Shell signed a deal with TPAO recently for oil explorations further into the Western Black Sea region. Turkey, keen on reducing its import spends on energy reserves, has been inviting foreign companies to explore for oil reserves. So far, there has been no oil reserve found in the Black Sea and Shell is just testing the waters.
British Petroleum has been lucky to be a part of a not so controversial country. Adnoc, which holds a 60% stake in Abu Dhabi Co, recently invited foreign companies to bid for the renewal of operating some of the emirate's largest onshore oil fields. The remaining 40% of the stake is shared by BP, Exxon, Shell, Total and Partex Oil & Gas. Abu Dhabi has more than 90% of the crude reserves in the U.A.E and is one of the very few countries which are open to foreign investment.

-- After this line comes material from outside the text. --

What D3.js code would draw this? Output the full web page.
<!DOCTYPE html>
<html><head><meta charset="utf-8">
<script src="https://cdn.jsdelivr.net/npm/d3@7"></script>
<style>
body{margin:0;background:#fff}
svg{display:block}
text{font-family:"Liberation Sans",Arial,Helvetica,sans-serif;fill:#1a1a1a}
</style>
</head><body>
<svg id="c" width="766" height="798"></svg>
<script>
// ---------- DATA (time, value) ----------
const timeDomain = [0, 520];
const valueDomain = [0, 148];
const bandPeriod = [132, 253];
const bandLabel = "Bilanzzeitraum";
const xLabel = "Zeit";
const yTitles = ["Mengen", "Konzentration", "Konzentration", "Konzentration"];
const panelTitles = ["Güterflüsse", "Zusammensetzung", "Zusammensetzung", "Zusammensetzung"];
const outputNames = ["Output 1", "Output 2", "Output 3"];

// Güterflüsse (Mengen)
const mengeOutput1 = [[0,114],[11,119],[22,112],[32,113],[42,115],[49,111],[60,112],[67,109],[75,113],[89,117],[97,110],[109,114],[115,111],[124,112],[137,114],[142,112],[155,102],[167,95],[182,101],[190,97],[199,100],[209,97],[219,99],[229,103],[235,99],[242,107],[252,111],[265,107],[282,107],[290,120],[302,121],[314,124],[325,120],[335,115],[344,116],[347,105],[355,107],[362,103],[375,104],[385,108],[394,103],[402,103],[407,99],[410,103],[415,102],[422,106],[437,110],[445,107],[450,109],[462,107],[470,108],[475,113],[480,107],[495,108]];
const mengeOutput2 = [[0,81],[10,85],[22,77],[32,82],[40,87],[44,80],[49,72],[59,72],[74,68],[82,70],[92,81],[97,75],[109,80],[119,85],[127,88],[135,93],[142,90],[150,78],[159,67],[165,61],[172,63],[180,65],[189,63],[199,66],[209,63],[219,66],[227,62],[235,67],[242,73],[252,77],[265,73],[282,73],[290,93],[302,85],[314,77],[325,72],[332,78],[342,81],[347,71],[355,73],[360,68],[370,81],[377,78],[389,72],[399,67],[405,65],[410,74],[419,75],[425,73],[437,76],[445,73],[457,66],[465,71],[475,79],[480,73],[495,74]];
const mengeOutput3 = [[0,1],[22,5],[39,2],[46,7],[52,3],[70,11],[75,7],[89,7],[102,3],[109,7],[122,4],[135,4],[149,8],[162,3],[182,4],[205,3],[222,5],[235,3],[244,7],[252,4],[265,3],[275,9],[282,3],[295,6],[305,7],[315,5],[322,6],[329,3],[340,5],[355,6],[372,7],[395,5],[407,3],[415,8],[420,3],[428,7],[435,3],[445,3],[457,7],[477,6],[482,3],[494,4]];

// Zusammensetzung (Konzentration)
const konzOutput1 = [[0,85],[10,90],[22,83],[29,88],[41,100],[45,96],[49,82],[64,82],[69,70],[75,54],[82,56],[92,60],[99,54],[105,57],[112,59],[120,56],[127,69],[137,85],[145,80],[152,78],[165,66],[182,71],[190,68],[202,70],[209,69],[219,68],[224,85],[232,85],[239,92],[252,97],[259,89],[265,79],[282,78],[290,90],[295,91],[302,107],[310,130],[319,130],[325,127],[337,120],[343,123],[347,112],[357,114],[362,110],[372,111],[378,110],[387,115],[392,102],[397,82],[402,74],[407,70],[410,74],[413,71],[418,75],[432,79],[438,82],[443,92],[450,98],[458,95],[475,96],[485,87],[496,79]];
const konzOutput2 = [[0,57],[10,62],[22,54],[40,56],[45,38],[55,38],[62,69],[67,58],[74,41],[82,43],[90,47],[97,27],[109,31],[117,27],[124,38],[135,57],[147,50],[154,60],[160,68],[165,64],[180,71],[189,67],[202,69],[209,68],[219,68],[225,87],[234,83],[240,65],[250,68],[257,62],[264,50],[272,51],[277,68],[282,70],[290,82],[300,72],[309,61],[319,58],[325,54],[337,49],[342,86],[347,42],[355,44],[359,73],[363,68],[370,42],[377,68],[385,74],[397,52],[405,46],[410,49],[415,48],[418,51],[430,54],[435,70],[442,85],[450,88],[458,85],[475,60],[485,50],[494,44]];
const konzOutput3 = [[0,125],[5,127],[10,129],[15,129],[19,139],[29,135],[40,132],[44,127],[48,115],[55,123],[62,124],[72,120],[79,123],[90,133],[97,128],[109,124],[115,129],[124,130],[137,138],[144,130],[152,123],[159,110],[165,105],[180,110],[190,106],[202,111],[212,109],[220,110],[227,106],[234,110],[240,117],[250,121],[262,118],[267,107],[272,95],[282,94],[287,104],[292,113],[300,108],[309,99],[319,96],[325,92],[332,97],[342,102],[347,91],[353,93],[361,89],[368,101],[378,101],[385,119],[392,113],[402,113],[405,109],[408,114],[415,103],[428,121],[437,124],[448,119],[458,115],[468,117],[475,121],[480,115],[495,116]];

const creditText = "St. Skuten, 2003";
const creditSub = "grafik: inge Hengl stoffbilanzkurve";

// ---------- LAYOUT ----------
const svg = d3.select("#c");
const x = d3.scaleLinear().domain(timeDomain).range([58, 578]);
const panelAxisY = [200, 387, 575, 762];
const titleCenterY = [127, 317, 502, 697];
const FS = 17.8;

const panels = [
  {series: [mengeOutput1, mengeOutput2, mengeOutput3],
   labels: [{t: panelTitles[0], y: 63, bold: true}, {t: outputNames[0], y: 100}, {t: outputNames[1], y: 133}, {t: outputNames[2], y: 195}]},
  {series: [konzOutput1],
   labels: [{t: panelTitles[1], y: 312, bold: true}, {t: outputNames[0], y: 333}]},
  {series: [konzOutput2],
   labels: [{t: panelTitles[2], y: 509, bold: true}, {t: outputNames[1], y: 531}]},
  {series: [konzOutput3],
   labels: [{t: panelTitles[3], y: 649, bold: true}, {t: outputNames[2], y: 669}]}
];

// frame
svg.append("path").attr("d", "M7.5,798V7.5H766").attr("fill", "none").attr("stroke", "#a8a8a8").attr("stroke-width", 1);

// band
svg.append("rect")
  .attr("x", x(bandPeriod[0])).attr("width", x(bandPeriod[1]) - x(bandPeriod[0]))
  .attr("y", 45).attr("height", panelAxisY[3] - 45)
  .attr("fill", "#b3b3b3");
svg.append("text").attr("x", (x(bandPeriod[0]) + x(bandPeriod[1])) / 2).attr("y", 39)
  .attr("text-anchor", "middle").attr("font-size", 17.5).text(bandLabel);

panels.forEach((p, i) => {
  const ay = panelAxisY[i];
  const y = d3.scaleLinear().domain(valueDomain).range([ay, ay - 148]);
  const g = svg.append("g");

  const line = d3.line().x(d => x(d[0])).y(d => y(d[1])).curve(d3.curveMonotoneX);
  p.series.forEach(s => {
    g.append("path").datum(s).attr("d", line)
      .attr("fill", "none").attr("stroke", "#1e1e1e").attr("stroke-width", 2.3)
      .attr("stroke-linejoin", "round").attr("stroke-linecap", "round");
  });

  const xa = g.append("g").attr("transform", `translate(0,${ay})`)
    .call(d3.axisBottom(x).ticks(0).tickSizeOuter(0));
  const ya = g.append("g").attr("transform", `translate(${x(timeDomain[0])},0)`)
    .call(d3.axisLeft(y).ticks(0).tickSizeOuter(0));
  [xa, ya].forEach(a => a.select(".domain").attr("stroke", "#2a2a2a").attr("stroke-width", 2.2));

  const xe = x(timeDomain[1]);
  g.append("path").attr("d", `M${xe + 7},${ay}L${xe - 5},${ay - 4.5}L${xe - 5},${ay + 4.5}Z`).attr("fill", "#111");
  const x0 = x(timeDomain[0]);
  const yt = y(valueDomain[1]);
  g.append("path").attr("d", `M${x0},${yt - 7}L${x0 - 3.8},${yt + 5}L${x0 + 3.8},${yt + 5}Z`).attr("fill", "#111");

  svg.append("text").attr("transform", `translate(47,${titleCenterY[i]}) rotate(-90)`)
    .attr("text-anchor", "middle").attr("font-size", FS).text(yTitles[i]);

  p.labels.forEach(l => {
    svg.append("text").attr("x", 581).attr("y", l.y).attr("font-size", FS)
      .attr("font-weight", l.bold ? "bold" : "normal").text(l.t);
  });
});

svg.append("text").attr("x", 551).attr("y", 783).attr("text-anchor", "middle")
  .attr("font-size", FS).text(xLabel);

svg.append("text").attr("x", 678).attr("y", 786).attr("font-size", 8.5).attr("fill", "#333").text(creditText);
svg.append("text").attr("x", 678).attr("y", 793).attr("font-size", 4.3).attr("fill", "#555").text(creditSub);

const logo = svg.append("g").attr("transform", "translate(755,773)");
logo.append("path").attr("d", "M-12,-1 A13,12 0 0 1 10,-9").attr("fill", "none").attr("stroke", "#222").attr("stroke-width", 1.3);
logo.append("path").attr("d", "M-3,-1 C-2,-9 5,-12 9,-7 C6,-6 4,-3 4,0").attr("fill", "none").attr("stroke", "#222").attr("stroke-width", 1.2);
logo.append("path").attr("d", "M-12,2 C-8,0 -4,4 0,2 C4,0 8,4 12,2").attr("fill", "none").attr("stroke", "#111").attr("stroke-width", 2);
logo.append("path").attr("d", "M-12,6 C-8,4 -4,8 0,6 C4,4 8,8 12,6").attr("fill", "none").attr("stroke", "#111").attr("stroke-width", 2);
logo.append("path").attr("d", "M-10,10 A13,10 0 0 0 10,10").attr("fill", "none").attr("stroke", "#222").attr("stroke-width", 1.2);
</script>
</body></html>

At around $115 per share, Noble is one of the most pricey stocks to invest in. However, with a market cap of $20 billion and an enterprise value of $23 billion, it is also one of the largest oil companies in the world. The company has a very impressive price to sales ratio of 5.12 and a price to book ratio of 2.5. With a profit margin of 25.44%, you can expect long-term returns when you invest in Noble. Moreover, looking at the fate of its competitors, I believe investors should buy Noble today as it has planted itself in a business friendly country augmenting its long-term potential.